WORK TO DO :: Copy all the data exactly, except the pictures.

DATA SECTION ::
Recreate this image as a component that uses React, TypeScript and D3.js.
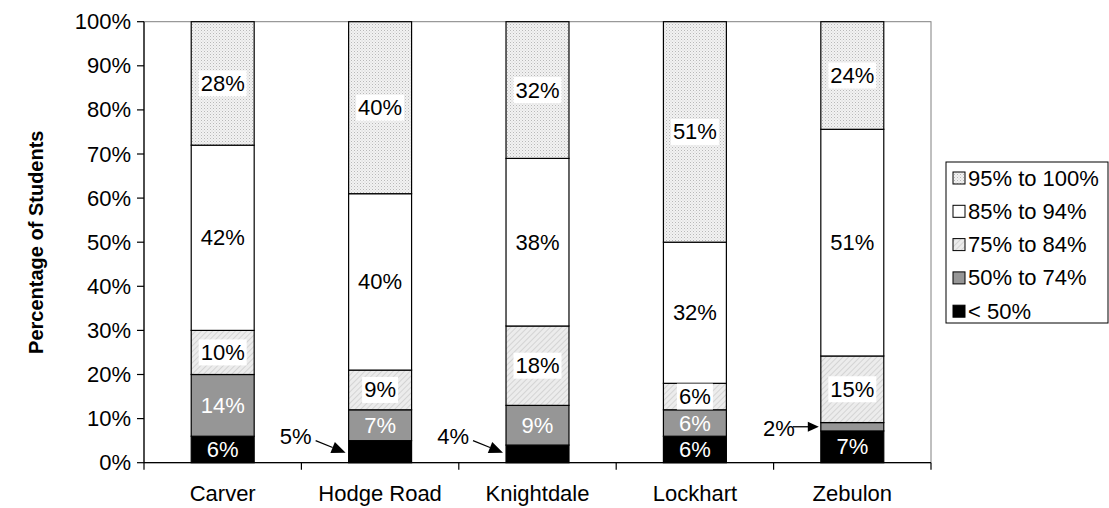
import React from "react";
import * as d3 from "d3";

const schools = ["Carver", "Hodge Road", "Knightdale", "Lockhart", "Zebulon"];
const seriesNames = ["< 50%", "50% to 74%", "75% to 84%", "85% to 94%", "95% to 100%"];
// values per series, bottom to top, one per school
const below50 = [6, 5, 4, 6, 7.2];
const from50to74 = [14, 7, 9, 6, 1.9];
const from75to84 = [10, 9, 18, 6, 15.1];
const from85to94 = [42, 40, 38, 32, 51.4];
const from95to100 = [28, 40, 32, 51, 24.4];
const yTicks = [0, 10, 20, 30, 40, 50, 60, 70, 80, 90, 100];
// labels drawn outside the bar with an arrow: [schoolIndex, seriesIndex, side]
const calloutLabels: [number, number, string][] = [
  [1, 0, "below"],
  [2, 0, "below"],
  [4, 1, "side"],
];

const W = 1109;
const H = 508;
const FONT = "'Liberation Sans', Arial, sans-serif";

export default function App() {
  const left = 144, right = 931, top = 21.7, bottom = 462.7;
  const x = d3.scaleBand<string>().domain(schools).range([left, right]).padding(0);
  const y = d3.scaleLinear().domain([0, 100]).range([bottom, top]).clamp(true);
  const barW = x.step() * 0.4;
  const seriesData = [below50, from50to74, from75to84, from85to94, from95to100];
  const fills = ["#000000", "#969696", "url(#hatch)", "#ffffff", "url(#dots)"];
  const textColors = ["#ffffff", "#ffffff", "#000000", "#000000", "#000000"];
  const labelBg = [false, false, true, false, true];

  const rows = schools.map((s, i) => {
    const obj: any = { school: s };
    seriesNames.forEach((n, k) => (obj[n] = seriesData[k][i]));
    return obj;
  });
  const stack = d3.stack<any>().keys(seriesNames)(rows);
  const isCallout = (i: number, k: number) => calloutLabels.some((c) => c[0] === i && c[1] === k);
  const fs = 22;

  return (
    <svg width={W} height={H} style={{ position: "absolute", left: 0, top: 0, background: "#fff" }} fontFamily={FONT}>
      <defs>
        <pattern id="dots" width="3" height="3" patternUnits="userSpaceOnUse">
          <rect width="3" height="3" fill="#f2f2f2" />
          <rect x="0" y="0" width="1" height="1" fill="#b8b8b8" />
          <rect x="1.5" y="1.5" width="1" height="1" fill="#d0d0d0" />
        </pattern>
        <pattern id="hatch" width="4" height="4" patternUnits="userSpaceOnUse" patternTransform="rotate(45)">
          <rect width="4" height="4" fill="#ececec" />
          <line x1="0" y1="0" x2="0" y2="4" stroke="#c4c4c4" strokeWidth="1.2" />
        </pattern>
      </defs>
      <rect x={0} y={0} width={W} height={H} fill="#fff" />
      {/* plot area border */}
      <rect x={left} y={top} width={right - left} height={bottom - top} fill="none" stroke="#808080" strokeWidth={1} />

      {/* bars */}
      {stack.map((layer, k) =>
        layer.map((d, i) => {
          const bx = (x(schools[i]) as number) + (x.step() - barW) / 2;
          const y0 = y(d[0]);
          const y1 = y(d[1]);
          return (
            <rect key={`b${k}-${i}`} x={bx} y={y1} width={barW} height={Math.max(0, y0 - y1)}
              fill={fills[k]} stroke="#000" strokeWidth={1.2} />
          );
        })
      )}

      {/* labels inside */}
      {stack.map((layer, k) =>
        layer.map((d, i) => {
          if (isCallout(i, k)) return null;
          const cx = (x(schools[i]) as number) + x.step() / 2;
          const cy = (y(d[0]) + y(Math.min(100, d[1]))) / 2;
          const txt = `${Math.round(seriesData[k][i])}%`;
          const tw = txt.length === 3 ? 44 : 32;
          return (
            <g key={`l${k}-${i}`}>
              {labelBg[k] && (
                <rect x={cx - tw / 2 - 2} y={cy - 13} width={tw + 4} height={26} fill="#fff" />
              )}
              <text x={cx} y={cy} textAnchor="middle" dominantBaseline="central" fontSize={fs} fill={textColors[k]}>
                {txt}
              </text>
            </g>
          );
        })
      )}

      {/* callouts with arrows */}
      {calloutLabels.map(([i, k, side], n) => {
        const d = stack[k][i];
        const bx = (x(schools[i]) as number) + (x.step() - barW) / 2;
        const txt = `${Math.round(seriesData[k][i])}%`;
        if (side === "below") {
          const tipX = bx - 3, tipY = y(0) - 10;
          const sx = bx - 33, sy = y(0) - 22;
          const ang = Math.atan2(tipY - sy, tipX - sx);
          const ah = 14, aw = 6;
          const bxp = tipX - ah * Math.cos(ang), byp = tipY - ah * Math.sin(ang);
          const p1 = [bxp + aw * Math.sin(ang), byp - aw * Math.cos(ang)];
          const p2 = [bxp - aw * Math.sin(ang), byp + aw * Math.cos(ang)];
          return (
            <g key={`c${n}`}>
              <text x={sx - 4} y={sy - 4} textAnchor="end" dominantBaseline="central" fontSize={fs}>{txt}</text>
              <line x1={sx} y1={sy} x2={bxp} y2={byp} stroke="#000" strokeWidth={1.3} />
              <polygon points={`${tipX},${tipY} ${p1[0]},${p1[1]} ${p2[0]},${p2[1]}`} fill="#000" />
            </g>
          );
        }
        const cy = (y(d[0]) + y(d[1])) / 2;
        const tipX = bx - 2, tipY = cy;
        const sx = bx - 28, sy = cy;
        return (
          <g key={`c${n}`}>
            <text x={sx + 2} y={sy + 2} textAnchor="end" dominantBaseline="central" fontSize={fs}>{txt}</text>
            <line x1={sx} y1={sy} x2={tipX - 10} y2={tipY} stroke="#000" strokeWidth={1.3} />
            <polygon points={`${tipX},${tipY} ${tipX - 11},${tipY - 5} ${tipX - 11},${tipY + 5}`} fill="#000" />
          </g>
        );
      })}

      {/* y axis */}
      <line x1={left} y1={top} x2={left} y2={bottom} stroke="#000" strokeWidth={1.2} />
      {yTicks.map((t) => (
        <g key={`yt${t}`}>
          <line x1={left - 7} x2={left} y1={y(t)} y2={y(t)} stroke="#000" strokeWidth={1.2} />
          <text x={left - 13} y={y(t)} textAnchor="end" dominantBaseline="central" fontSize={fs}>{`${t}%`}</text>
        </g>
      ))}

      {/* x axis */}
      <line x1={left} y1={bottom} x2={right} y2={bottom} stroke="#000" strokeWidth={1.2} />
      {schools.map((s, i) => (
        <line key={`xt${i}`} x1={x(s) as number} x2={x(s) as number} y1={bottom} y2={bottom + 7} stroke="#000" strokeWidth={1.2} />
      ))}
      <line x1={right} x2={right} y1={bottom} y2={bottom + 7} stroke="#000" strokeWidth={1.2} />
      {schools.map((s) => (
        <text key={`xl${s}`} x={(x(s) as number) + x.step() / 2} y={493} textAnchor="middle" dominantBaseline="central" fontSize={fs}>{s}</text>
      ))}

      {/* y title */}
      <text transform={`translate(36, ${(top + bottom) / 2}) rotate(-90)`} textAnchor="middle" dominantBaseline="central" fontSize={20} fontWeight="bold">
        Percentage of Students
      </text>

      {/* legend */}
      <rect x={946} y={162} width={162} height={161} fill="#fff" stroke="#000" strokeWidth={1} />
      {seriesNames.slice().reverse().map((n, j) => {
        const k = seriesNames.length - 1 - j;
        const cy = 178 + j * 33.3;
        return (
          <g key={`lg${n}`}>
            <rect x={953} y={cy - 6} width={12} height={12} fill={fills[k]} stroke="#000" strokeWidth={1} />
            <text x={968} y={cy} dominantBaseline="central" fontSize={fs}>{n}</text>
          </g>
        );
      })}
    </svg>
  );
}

WRITTEN SOLUTION ::
Recreate this image as a component that uses React, TypeScript and D3.js.
import React from "react";
import * as d3 from "d3";

const schools = ["Carver", "Hodge Road", "Knightdale", "Lockhart", "Zebulon"];
const seriesNames = ["< 50%", "50% to 74%", "75% to 84%", "85% to 94%", "95% to 100%"];
// values per series, bottom to top, one per school
const below50 = [6, 5, 4, 6, 7.2];
const from50to74 = [14, 7, 9, 6, 1.9];
const from75to84 = [10, 9, 18, 6, 15.1];
const from85to94 = [42, 40, 38, 32, 51.4];
const from95to100 = [28, 40, 32, 51, 24.4];
const yTicks = [0, 10, 20, 30, 40, 50, 60, 70, 80, 90, 100];
// labels drawn outside the bar with an arrow: [schoolIndex, seriesIndex, side]
const calloutLabels: [number, number, string][] = [
  [1, 0, "below"],
  [2, 0, "below"],
  [4, 1, "side"],
];

const W = 1109;
const H = 508;
const FONT = "'Liberation Sans', Arial, sans-serif";

export default function App() {
  const left = 144, right = 931, top = 21.7, bottom = 462.7;
  const x = d3.scaleBand<string>().domain(schools).range([left, right]).padding(0);
  const y = d3.scaleLinear().domain([0, 100]).range([bottom, top]).clamp(true);
  const barW = x.step() * 0.4;
  const seriesData = [below50, from50to74, from75to84, from85to94, from95to100];
  const fills = ["#000000", "#969696", "url(#hatch)", "#ffffff", "url(#dots)"];
  const textColors = ["#ffffff", "#ffffff", "#000000", "#000000", "#000000"];
  const labelBg = [false, false, true, false, true];

  const rows = schools.map((s, i) => {
    const obj: any = { school: s };
    seriesNames.forEach((n, k) => (obj[n] = seriesData[k][i]));
    return obj;
  });
  const stack = d3.stack<any>().keys(seriesNames)(rows);
  const isCallout = (i: number, k: number) => calloutLabels.some((c) => c[0] === i && c[1] === k);
  const fs = 22;

  return (
    <svg width={W} height={H} style={{ position: "absolute", left: 0, top: 0, background: "#fff" }} fontFamily={FONT}>
      <defs>
        <pattern id="dots" width="3" height="3" patternUnits="userSpaceOnUse">
          <rect width="3" height="3" fill="#f2f2f2" />
          <rect x="0" y="0" width="1" height="1" fill="#b8b8b8" />
          <rect x="1.5" y="1.5" width="1" height="1" fill="#d0d0d0" />
        </pattern>
        <pattern id="hatch" width="4" height="4" patternUnits="userSpaceOnUse" patternTransform="rotate(45)">
          <rect width="4" height="4" fill="#ececec" />
          <line x1="0" y1="0" x2="0" y2="4" stroke="#c4c4c4" strokeWidth="1.2" />
        </pattern>
      </defs>
      <rect x={0} y={0} width={W} height={H} fill="#fff" />
      {/* plot area border */}
      <rect x={left} y={top} width={right - left} height={bottom - top} fill="none" stroke="#808080" strokeWidth={1} />

      {/* bars */}
      {stack.map((layer, k) =>
        layer.map((d, i) => {
          const bx = (x(schools[i]) as number) + (x.step() - barW) / 2;
          const y0 = y(d[0]);
          const y1 = y(d[1]);
          return (
            <rect key={`b${k}-${i}`} x={bx} y={y1} width={barW} height={Math.max(0, y0 - y1)}
              fill={fills[k]} stroke="#000" strokeWidth={1.2} />
          );
        })
      )}

      {/* labels inside */}
      {stack.map((layer, k) =>
        layer.map((d, i) => {
          if (isCallout(i, k)) return null;
          const cx = (x(schools[i]) as number) + x.step() / 2;
          const cy = (y(d[0]) + y(Math.min(100, d[1]))) / 2;
          const txt = `${Math.round(seriesData[k][i])}%`;
          const tw = txt.length === 3 ? 44 : 32;
          return (
            <g key={`l${k}-${i}`}>
              {labelBg[k] && (
                <rect x={cx - tw / 2 - 2} y={cy - 13} width={tw + 4} height={26} fill="#fff" />
              )}
              <text x={cx} y={cy} textAnchor="middle" dominantBaseline="central" fontSize={fs} fill={textColors[k]}>
                {txt}
              </text>
            </g>
          );
        })
      )}

      {/* callouts with arrows */}
      {calloutLabels.map(([i, k, side], n) => {
        const d = stack[k][i];
        const bx = (x(schools[i]) as number) + (x.step() - barW) / 2;
        const txt = `${Math.round(seriesData[k][i])}%`;
        if (side === "below") {
          const tipX = bx - 3, tipY = y(0) - 10;
          const sx = bx - 33, sy = y(0) - 22;
          const ang = Math.atan2(tipY - sy, tipX - sx);
          const ah = 14, aw = 6;
          const bxp = tipX - ah * Math.cos(ang), byp = tipY - ah * Math.sin(ang);
          const p1 = [bxp + aw * Math.sin(ang), byp - aw * Math.cos(ang)];
          const p2 = [bxp - aw * Math.sin(ang), byp + aw * Math.cos(ang)];
          return (
            <g key={`c${n}`}>
              <text x={sx - 4} y={sy - 4} textAnchor="end" dominantBaseline="central" fontSize={fs}>{txt}</text>
              <line x1={sx} y1={sy} x2={bxp} y2={byp} stroke="#000" strokeWidth={1.3} />
              <polygon points={`${tipX},${tipY} ${p1[0]},${p1[1]} ${p2[0]},${p2[1]}`} fill="#000" />
            </g>
          );
        }
        const cy = (y(d[0]) + y(d[1])) / 2;
        const tipX = bx - 2, tipY = cy;
        const sx = bx - 28, sy = cy;
        return (
          <g key={`c${n}`}>
            <text x={sx + 2} y={sy + 2} textAnchor="end" dominantBaseline="central" fontSize={fs}>{txt}</text>
            <line x1={sx} y1={sy} x2={tipX - 10} y2={tipY} stroke="#000" strokeWidth={1.3} />
            <polygon points={`${tipX},${tipY} ${tipX - 11},${tipY - 5} ${tipX - 11},${tipY + 5}`} fill="#000" />
          </g>
        );
      })}

      {/* y axis */}
      <line x1={left} y1={top} x2={left} y2={bottom} stroke="#000" strokeWidth={1.2} />
      {yTicks.map((t) => (
        <g key={`yt${t}`}>
          <line x1={left - 7} x2={left} y1={y(t)} y2={y(t)} stroke="#000" strokeWidth={1.2} />
          <text x={left - 13} y={y(t)} textAnchor="end" dominantBaseline="central" fontSize={fs}>{`${t}%`}</text>
        </g>
      ))}

      {/* x axis */}
      <line x1={left} y1={bottom} x2={right} y2={bottom} stroke="#000" strokeWidth={1.2} />
      {schools.map((s, i) => (
        <line key={`xt${i}`} x1={x(s) as number} x2={x(s) as number} y1={bottom} y2={bottom + 7} stroke="#000" strokeWidth={1.2} />
      ))}
      <line x1={right} x2={right} y1={bottom} y2={bottom + 7} stroke="#000" strokeWidth={1.2} />
      {schools.map((s) => (
        <text key={`xl${s}`} x={(x(s) as number) + x.step() / 2} y={493} textAnchor="middle" dominantBaseline="central" fontSize={fs}>{s}</text>
      ))}

      {/* y title */}
      <text transform={`translate(36, ${(top + bottom) / 2}) rotate(-90)`} textAnchor="middle" dominantBaseline="central" fontSize={20} fontWeight="bold">
        Percentage of Students
      </text>

      {/* legend */}
      <rect x={946} y={162} width={162} height={161} fill="#fff" stroke="#000" strokeWidth={1} />
      {seriesNames.slice().reverse().map((n, j) => {
        const k = seriesNames.length - 1 - j;
        const cy = 178 + j * 33.3;
        return (
          <g key={`lg${n}`}>
            <rect x={953} y={cy - 6} width={12} height={12} fill={fills[k]} stroke="#000" strokeWidth={1} />
            <text x={968} y={cy} dominantBaseline="central" fontSize={fs}>{n}</text>
          </g>
        );
      })}
    </svg>
  );
}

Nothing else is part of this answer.